**** Source data ****

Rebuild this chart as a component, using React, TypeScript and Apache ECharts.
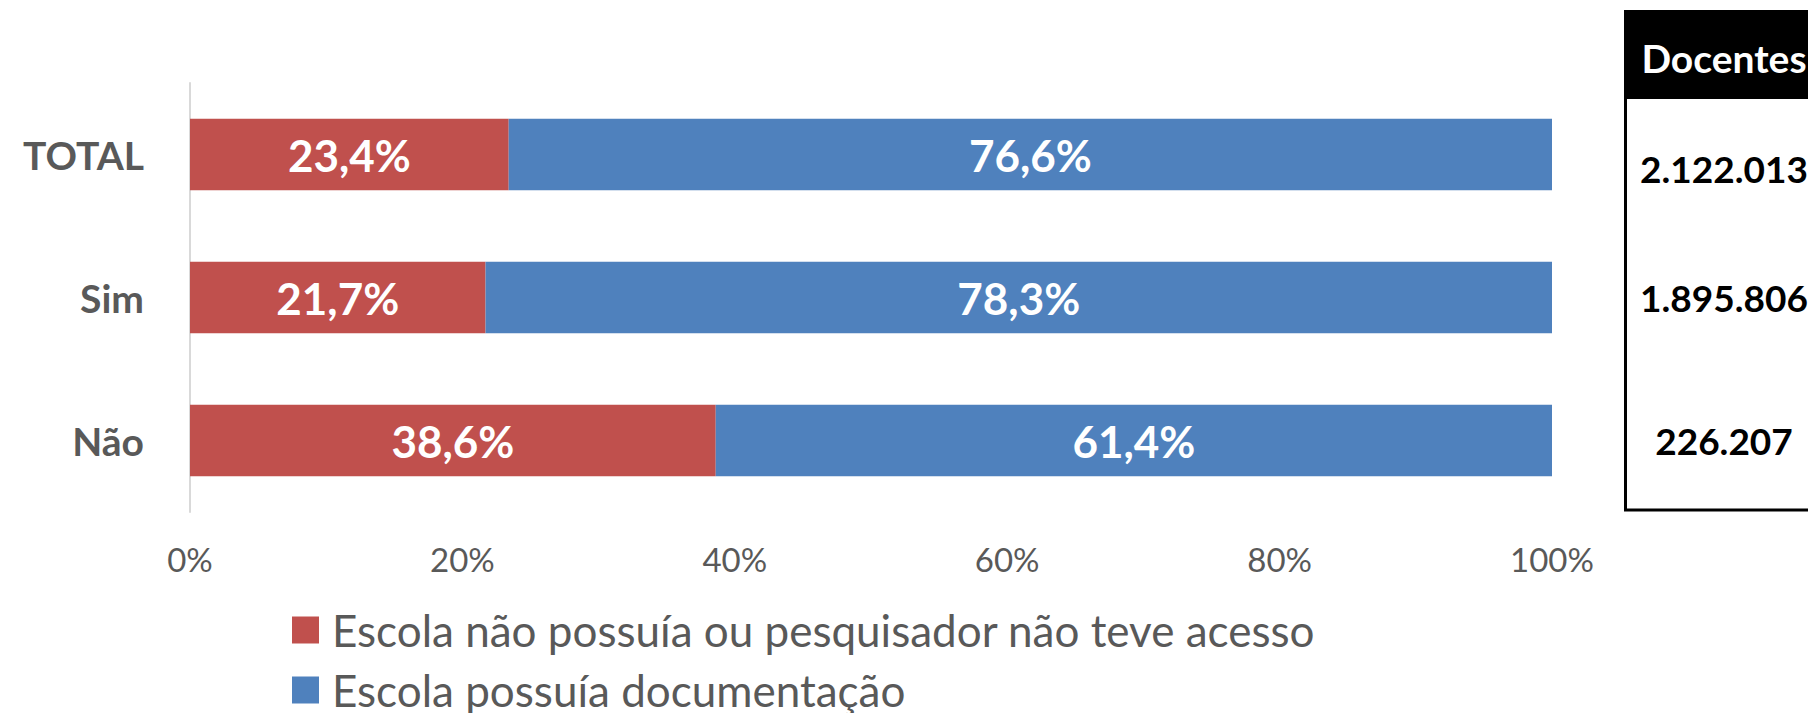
import React, { useEffect, useRef } from "react";
import * as echarts from "echarts";

const categories = ["TOTAL", "Sim", "Não"];
const semAcesso = [23.4, 21.7, 38.6];
const possuia = [76.6, 78.3, 61.4];
const docentes = ["2.122.013", "1.895.806", "226.207"];
const seriesNames = [
  "Escola não possuía ou pesquisador não teve acesso",
  "Escola possuía documentação",
];
const tableHeader = "Docentes";

const FONT = "Lato, 'Open Sans', sans-serif";

const fmt = (v: number) => `${v.toFixed(1).replace(".", ",")}%`;

export default function App() {
  const ref = useRef<HTMLDivElement>(null);
  useEffect(() => {
    document.body.style.margin = "0";
    const chart = echarts.init(ref.current!, undefined, { renderer: "svg" });
    const tableX = 1724;
    const rowY = [168, 297, 440];
    const legendBase = {
      orient: "vertical",
      left: 292,
      itemWidth: 27,
      itemHeight: 27,
      padding: 0,
      icon: "rect",
      textStyle: {
        color: "#595959",
        fontSize: 44,
        fontFamily: FONT,
        lineHeight: 36,
        padding: [0, 0, 12, 8],
      },
    };
    chart.setOption({
      animation: false,
      backgroundColor: "#ffffff",
      textStyle: { fontFamily: FONT },
      grid: { left: 190, right: 256, top: 83, bottom: 201, containLabel: false },
      xAxis: {
        type: "value",
        min: 0,
        max: 100,
        interval: 20,
        axisLine: { show: false },
        axisTick: { show: false },
        splitLine: { show: false },
        axisLabel: {
          formatter: "{value}%",
          color: "#595959",
          fontSize: 33,
          fontFamily: FONT,
          margin: 30,
        },
      },
      yAxis: {
        type: "category",
        data: categories,
        inverse: true,
        axisLine: { show: true, lineStyle: { color: "#d9d9d9", width: 2 } },
        axisTick: { show: false },
        axisLabel: {
          color: "#595959",
          fontSize: 39,
          fontWeight: "bold",
          fontFamily: FONT,
          margin: 46,
        },
      },
      legend: [
        { ...legendBase, top: 606, data: [seriesNames[0]] },
        { ...legendBase, top: 666, data: [seriesNames[1]] },
      ],
      series: [
        {
          name: seriesNames[0],
          type: "bar",
          stack: "total",
          data: semAcesso,
          barCategoryGap: "50%",
          itemStyle: { color: "#C0504D" },
          label: {
            show: true,
            position: "inside",
            color: "#ffffff",
            fontWeight: "bold",
            fontSize: 44,
            fontFamily: FONT,
            formatter: (p: any) => fmt(p.value),
          },
        },
        {
          name: seriesNames[1],
          type: "bar",
          stack: "total",
          data: possuia,
          barCategoryGap: "50%",
          itemStyle: { color: "#4F81BD" },
          label: {
            show: true,
            position: "inside",
            color: "#ffffff",
            fontWeight: "bold",
            fontSize: 44,
            fontFamily: FONT,
            formatter: (p: any) => fmt(p.value),
          },
        },
      ],
      graphic: [
        {
          type: "rect",
          shape: { x: 1624, y: 10, width: 260, height: 89 },
          style: { fill: "#000000" },
          silent: true,
        },
        {
          type: "line",
          shape: { x1: 1625.5, y1: 10, x2: 1625.5, y2: 510 },
          style: { stroke: "#000000", lineWidth: 3 },
          silent: true,
        },
        {
          type: "line",
          shape: { x1: 1624, y1: 510, x2: 1850, y2: 510 },
          style: { stroke: "#000000", lineWidth: 3 },
          silent: true,
        },
        {
          type: "text",
          x: tableX,
          y: 58,
          style: {
            text: tableHeader,
            fill: "#ffffff",
            font: `bold 39px ${FONT}`,
            textAlign: "center",
            textVerticalAlign: "middle",
          },
          silent: true,
        },
        ...docentes.map((d, i) => ({
          type: "text",
          x: tableX,
          y: rowY[i],
          style: {
            text: d,
            fill: "#000000",
            font: `bold 37px ${FONT}`,
            textAlign: "center",
            textVerticalAlign: "middle",
          },
          silent: true,
        })),
      ],
    });
    return () => chart.dispose();
  }, []);
  return (
    <div
      ref={ref}
      style={{ position: "fixed", left: 0, top: 0, width: 1808, height: 713 }}
    />
  );
}
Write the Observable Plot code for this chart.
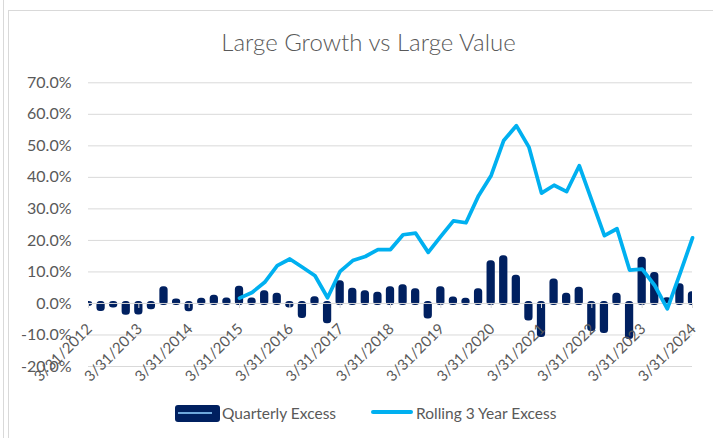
<!DOCTYPE html>
<html><head><meta charset="utf-8">
<script src="https://cdn.jsdelivr.net/npm/d3@7"></script>
<script src="https://cdn.jsdelivr.net/npm/@observablehq/plot@0.6"></script>
<style>
body{margin:0;background:#fff;font-family:Lato,sans-serif;}
#wrap{position:relative;width:713px;height:438px;overflow:hidden;background:#fff;}
#frame{position:absolute;left:8px;top:10px;width:760px;height:460px;border:1px solid #d9d9d9;}
#edge{position:absolute;left:3px;top:0;height:438px;border-left:1px solid #d9d9d9;}
#title{position:absolute;left:0;top:27px;width:737px;text-align:center;font-size:24px;font-weight:300;color:#595959;white-space:nowrap;}
#chart{position:absolute;left:0;top:60px;}
.lg{position:absolute;font-size:15.5px;color:#595959;line-height:18px;white-space:nowrap;}
#sw1{position:absolute;left:175px;top:405px;width:45px;height:17px;background:#002060;border-radius:3px;}
#sw1 i{position:absolute;left:3px;right:8px;top:7px;height:2px;background:#6fa8dc;}
#sw2{position:absolute;left:371px;top:410px;width:42px;height:4px;background:#00B0F0;border-radius:2px;}
</style></head>
<body><div id="wrap">
<div id="edge"></div><div id="frame"></div>
<div id="title">Large Growth vs Large Value</div>
<div id="chart"></div>
<div id="sw1"><i></i></div><div class="lg" style="left:222px;top:404px">Quarterly Excess</div>
<div id="sw2"></div><div class="lg" style="left:416px;top:404px">Rolling 3 Year Excess</div>
</div>
<script>
// Quarter-end labels shown on the category axis (every 4th quarter)
const tickLabels = ["3/31/2012","3/31/2013","3/31/2014","3/31/2015","3/31/2016","3/31/2017","3/31/2018","3/31/2019","3/31/2020","3/31/2021","3/31/2022","3/31/2023","3/31/2024"];
// Quarterly excess return (%), 3/31/2012 .. 3/31/2024
const quarterly = [-0.3,-1.9,-0.8,-3.1,-3.0,-1.4,4.7,0.8,-2.0,1.0,2.0,1.1,
  4.8,1.1,3.4,2.6,-0.8,-4.1,1.5,-5.8,6.6,4.2,3.4,2.9,
  4.7,5.3,4.0,-4.3,4.7,1.4,1.0,4.0,12.9,14.5,8.3,-4.9,
  -10.2,7.1,2.6,4.5,-8.3,-8.9,2.6,-10.8,14.0,9.2,1.2,5.6,3.1];
// Rolling 3-year excess (%), begins 3/31/2015
const rolling = [null,null,null,null,null,null,null,null,null,null,null,null,
  1.7,3.5,6.7,12.0,14.1,11.5,8.8,1.8,10.2,13.6,14.9,17.1,
  17.1,21.8,22.3,16.2,21.3,26.2,25.6,34.2,40.6,51.7,56.4,49.6,
  35.0,37.5,35.5,43.7,32.6,21.5,23.7,10.6,10.9,5.7,-1.7,9.4,20.8];
const yTicks = [-20,-10,0,10,20,30,40,50,60,70];

const idx = d3.range(quarterly.length);
const tickIdx = tickLabels.map((_, j) => j * 4);
const fmt = d => d.toFixed(1) + "%";

const chart = Plot.plot({
  width: 713, height: 330,
  marginLeft: 88, marginRight: 21, marginTop: 22.3, marginBottom: 24,
  x: {type: "linear", domain: [0, quarterly.length - 1], axis: null},
  y: {domain: [-20, 70], label: null},
  style: {fontFamily: "Lato, sans-serif", fontSize: "16px", color: "#595959", background: "transparent", overflow: "visible"},
  marks: [
    Plot.gridY(yTicks, {stroke: "#d9d9d9", strokeOpacity: 1, strokeWidth: 1}),
    Plot.axisY(yTicks, {tickSize: 0, tickPadding: 17, tickFormat: fmt, fill: "#595959", fontSize: 16, label: null}),
    Plot.rectY(idx, {x1: i => i - 0.17, x2: i => i + 0.17, y1: 0, y2: i => quarterly[i],
      fill: "#002060", stroke: "#002060", strokeWidth: 4, strokeLinejoin: "round", rx: 1.5, clip: true}),
    Plot.ruleY([0], {stroke: "#d9d9d9", strokeWidth: 1}),
    Plot.ruleX(tickIdx, {x: d => d, y1: 0, y2: -1.6, stroke: "#d9d9d9"}),
    Plot.line(idx.filter(i => rolling[i] != null), {x: i => i, y: i => rolling[i],
      stroke: "#00B0F0", strokeWidth: 3.75, strokeLinejoin: "round", strokeLinecap: "round"}),
    Plot.text(tickIdx, {x: d => d, y: 0, text: (d, j) => tickLabels[j], rotate: -45,
      textAnchor: "end", lineAnchor: "middle", dx: 1, dy: 23, fill: "#595959", fontSize: 15})
  ]
});
document.getElementById("chart").append(chart);
</script>
</body></html>
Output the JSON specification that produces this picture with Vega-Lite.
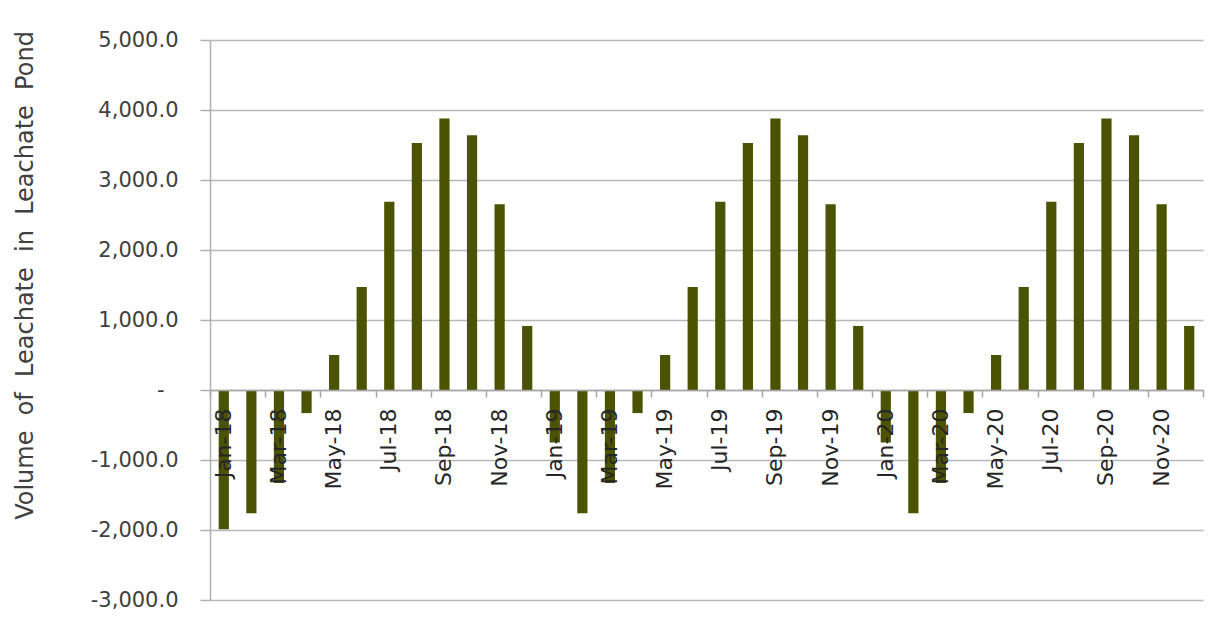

****

Emit the lines of the material exactly, from its first line to the line containing "const fmt = (v: number)", inclusive; leave every picture out.

- [Task answer]:
Rebuild this chart as a component, using React, TypeScript and Apache ECharts.
import React, { useEffect, useRef } from "react";
import * as echarts from "echarts";

const categories = ["TOTAL", "Sim", "Não"];
const semAcesso = [23.4, 21.7, 38.6];
const possuia = [76.6, 78.3, 61.4];
const docentes = ["2.122.013", "1.895.806", "226.207"];
const seriesNames = [
  "Escola não possuía ou pesquisador não teve acesso",
  "Escola possuía documentação",
];
const tableHeader = "Docentes";

const FONT = "Lato, 'Open Sans', sans-serif";

const fmt = (v: number) => `${v.toFixed(1).replace(".", ",")}%`;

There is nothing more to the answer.